Return the complete listing that follows, with each line reproduced exactly.

DATA LINES >>
* Begin *

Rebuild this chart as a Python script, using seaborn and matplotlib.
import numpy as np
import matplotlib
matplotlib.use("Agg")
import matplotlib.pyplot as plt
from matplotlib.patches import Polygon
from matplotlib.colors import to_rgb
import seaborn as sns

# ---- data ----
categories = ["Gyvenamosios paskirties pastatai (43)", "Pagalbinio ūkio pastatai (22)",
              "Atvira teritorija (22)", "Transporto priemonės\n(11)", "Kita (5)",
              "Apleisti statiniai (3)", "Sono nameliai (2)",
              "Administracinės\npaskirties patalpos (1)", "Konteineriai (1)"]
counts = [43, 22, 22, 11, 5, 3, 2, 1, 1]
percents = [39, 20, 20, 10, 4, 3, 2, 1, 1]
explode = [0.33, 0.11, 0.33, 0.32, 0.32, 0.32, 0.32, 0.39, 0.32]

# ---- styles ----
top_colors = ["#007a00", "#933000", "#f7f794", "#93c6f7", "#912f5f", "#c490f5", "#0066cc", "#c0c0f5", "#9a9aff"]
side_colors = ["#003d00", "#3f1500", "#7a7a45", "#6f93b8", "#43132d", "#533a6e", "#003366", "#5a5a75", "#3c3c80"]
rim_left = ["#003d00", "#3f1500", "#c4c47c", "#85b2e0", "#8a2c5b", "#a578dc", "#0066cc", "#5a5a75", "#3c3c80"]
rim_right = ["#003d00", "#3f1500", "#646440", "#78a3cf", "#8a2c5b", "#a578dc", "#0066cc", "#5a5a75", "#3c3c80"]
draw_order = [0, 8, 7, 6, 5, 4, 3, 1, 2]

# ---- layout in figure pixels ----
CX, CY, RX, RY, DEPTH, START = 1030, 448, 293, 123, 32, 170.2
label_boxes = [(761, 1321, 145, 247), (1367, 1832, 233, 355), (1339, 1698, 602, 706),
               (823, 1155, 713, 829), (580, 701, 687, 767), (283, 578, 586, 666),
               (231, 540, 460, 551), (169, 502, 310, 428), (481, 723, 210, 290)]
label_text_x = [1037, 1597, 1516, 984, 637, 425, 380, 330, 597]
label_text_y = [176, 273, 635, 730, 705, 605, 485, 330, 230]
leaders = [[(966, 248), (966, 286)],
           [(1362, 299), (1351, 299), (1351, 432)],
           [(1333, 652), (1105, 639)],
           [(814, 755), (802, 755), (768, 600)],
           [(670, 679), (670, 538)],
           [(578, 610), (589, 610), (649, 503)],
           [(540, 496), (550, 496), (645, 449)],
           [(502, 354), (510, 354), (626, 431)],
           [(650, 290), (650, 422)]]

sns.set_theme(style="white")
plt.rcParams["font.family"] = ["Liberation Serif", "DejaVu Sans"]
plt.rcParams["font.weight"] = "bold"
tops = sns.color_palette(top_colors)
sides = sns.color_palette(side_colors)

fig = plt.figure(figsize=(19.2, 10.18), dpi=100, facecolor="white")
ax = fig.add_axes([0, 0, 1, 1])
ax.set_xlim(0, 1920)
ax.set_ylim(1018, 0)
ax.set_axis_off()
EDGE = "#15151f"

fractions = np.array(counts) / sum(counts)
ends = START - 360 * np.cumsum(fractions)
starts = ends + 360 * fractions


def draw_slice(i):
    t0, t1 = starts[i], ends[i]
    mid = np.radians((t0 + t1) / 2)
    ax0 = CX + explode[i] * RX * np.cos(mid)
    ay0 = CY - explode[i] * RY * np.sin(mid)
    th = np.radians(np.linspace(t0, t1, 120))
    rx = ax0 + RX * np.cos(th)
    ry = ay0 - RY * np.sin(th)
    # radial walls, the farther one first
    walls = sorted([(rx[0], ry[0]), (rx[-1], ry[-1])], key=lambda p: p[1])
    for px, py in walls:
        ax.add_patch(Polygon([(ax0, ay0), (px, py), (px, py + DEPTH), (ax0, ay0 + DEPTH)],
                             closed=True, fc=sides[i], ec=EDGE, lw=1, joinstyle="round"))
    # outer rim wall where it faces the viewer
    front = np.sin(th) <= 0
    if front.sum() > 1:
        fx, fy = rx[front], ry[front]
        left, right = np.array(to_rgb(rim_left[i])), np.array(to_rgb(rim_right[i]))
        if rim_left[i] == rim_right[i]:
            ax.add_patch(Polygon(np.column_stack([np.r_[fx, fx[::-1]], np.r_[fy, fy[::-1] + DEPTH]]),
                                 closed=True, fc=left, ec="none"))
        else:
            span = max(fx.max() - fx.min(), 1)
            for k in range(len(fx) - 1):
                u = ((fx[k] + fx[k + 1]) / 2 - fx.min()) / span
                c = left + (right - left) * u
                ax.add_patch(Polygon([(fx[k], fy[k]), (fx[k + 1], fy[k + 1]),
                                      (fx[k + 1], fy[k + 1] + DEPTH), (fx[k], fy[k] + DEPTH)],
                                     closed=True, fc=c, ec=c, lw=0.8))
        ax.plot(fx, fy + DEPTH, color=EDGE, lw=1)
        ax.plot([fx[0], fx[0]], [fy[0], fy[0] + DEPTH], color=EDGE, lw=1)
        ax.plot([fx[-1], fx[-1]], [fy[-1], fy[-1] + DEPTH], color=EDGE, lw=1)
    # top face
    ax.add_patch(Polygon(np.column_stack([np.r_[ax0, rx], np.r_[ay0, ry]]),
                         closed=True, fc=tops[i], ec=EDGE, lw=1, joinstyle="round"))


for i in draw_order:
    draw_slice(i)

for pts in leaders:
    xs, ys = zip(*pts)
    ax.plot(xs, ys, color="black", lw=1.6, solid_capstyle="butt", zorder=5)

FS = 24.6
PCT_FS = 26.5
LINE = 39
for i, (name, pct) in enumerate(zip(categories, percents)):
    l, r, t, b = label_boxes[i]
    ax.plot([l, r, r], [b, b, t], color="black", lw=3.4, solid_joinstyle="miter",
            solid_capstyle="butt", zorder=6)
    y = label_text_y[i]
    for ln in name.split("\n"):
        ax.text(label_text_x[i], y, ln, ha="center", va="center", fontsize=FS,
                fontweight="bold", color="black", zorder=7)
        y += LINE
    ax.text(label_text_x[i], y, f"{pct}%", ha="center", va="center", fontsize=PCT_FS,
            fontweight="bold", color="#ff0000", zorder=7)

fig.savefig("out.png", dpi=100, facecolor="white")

* End *

PROBLEM SOLUTION >>
Rebuild this chart as a Python script, using seaborn and matplotlib.
import numpy as np
import matplotlib
matplotlib.use("Agg")
import matplotlib.pyplot as plt
from matplotlib.patches import Polygon
from matplotlib.colors import to_rgb
import seaborn as sns

# ---- data ----
categories = ["Gyvenamosios paskirties pastatai (43)", "Pagalbinio ūkio pastatai (22)",
              "Atvira teritorija (22)", "Transporto priemonės\n(11)", "Kita (5)",
              "Apleisti statiniai (3)", "Sono nameliai (2)",
              "Administracinės\npaskirties patalpos (1)", "Konteineriai (1)"]
counts = [43, 22, 22, 11, 5, 3, 2, 1, 1]
percents = [39, 20, 20, 10, 4, 3, 2, 1, 1]
explode = [0.33, 0.11, 0.33, 0.32, 0.32, 0.32, 0.32, 0.39, 0.32]

# ---- styles ----
top_colors = ["#007a00", "#933000", "#f7f794", "#93c6f7", "#912f5f", "#c490f5", "#0066cc", "#c0c0f5", "#9a9aff"]
side_colors = ["#003d00", "#3f1500", "#7a7a45", "#6f93b8", "#43132d", "#533a6e", "#003366", "#5a5a75", "#3c3c80"]
rim_left = ["#003d00", "#3f1500", "#c4c47c", "#85b2e0", "#8a2c5b", "#a578dc", "#0066cc", "#5a5a75", "#3c3c80"]
rim_right = ["#003d00", "#3f1500", "#646440", "#78a3cf", "#8a2c5b", "#a578dc", "#0066cc", "#5a5a75", "#3c3c80"]
draw_order = [0, 8, 7, 6, 5, 4, 3, 1, 2]

# ---- layout in figure pixels ----
CX, CY, RX, RY, DEPTH, START = 1030, 448, 293, 123, 32, 170.2
label_boxes = [(761, 1321, 145, 247), (1367, 1832, 233, 355), (1339, 1698, 602, 706),
               (823, 1155, 713, 829), (580, 701, 687, 767), (283, 578, 586, 666),
               (231, 540, 460, 551), (169, 502, 310, 428), (481, 723, 210, 290)]
label_text_x = [1037, 1597, 1516, 984, 637, 425, 380, 330, 597]
label_text_y = [176, 273, 635, 730, 705, 605, 485, 330, 230]
leaders = [[(966, 248), (966, 286)],
           [(1362, 299), (1351, 299), (1351, 432)],
           [(1333, 652), (1105, 639)],
           [(814, 755), (802, 755), (768, 600)],
           [(670, 679), (670, 538)],
           [(578, 610), (589, 610), (649, 503)],
           [(540, 496), (550, 496), (645, 449)],
           [(502, 354), (510, 354), (626, 431)],
           [(650, 290), (650, 422)]]

sns.set_theme(style="white")
plt.rcParams["font.family"] = ["Liberation Serif", "DejaVu Sans"]
plt.rcParams["font.weight"] = "bold"
tops = sns.color_palette(top_colors)
sides = sns.color_palette(side_colors)

fig = plt.figure(figsize=(19.2, 10.18), dpi=100, facecolor="white")
ax = fig.add_axes([0, 0, 1, 1])
ax.set_xlim(0, 1920)
ax.set_ylim(1018, 0)
ax.set_axis_off()
EDGE = "#15151f"

fractions = np.array(counts) / sum(counts)
ends = START - 360 * np.cumsum(fractions)
starts = ends + 360 * fractions


def draw_slice(i):
    t0, t1 = starts[i], ends[i]
    mid = np.radians((t0 + t1) / 2)
    ax0 = CX + explode[i] * RX * np.cos(mid)
    ay0 = CY - explode[i] * RY * np.sin(mid)
    th = np.radians(np.linspace(t0, t1, 120))
    rx = ax0 + RX * np.cos(th)
    ry = ay0 - RY * np.sin(th)
    # radial walls, the farther one first
    walls = sorted([(rx[0], ry[0]), (rx[-1], ry[-1])], key=lambda p: p[1])
    for px, py in walls:
        ax.add_patch(Polygon([(ax0, ay0), (px, py), (px, py + DEPTH), (ax0, ay0 + DEPTH)],
                             closed=True, fc=sides[i], ec=EDGE, lw=1, joinstyle="round"))
    # outer rim wall where it faces the viewer
    front = np.sin(th) <= 0
    if front.sum() > 1:
        fx, fy = rx[front], ry[front]
        left, right = np.array(to_rgb(rim_left[i])), np.array(to_rgb(rim_right[i]))
        if rim_left[i] == rim_right[i]:
            ax.add_patch(Polygon(np.column_stack([np.r_[fx, fx[::-1]], np.r_[fy, fy[::-1] + DEPTH]]),
                                 closed=True, fc=left, ec="none"))
        else:
            span = max(fx.max() - fx.min(), 1)
            for k in range(len(fx) - 1):
                u = ((fx[k] + fx[k + 1]) / 2 - fx.min()) / span
                c = left + (right - left) * u
                ax.add_patch(Polygon([(fx[k], fy[k]), (fx[k + 1], fy[k + 1]),
                                      (fx[k + 1], fy[k + 1] + DEPTH), (fx[k], fy[k] + DEPTH)],
                                     closed=True, fc=c, ec=c, lw=0.8))
        ax.plot(fx, fy + DEPTH, color=EDGE, lw=1)
        ax.plot([fx[0], fx[0]], [fy[0], fy[0] + DEPTH], color=EDGE, lw=1)
        ax.plot([fx[-1], fx[-1]], [fy[-1], fy[-1] + DEPTH], color=EDGE, lw=1)
    # top face
    ax.add_patch(Polygon(np.column_stack([np.r_[ax0, rx], np.r_[ay0, ry]]),
                         closed=True, fc=tops[i], ec=EDGE, lw=1, joinstyle="round"))


for i in draw_order:
    draw_slice(i)

for pts in leaders:
    xs, ys = zip(*pts)
    ax.plot(xs, ys, color="black", lw=1.6, solid_capstyle="butt", zorder=5)

FS = 24.6
PCT_FS = 26.5
LINE = 39
for i, (name, pct) in enumerate(zip(categories, percents)):
    l, r, t, b = label_boxes[i]
    ax.plot([l, r, r], [b, b, t], color="black", lw=3.4, solid_joinstyle="miter",
            solid_capstyle="butt", zorder=6)
    y = label_text_y[i]
    for ln in name.split("\n"):
        ax.text(label_text_x[i], y, ln, ha="center", va="center", fontsize=FS,
                fontweight="bold", color="black", zorder=7)
        y += LINE
    ax.text(label_text_x[i], y, f"{pct}%", ha="center", va="center", fontsize=PCT_FS,
            fontweight="bold", color="#ff0000", zorder=7)

fig.savefig("out.png", dpi=100, facecolor="white")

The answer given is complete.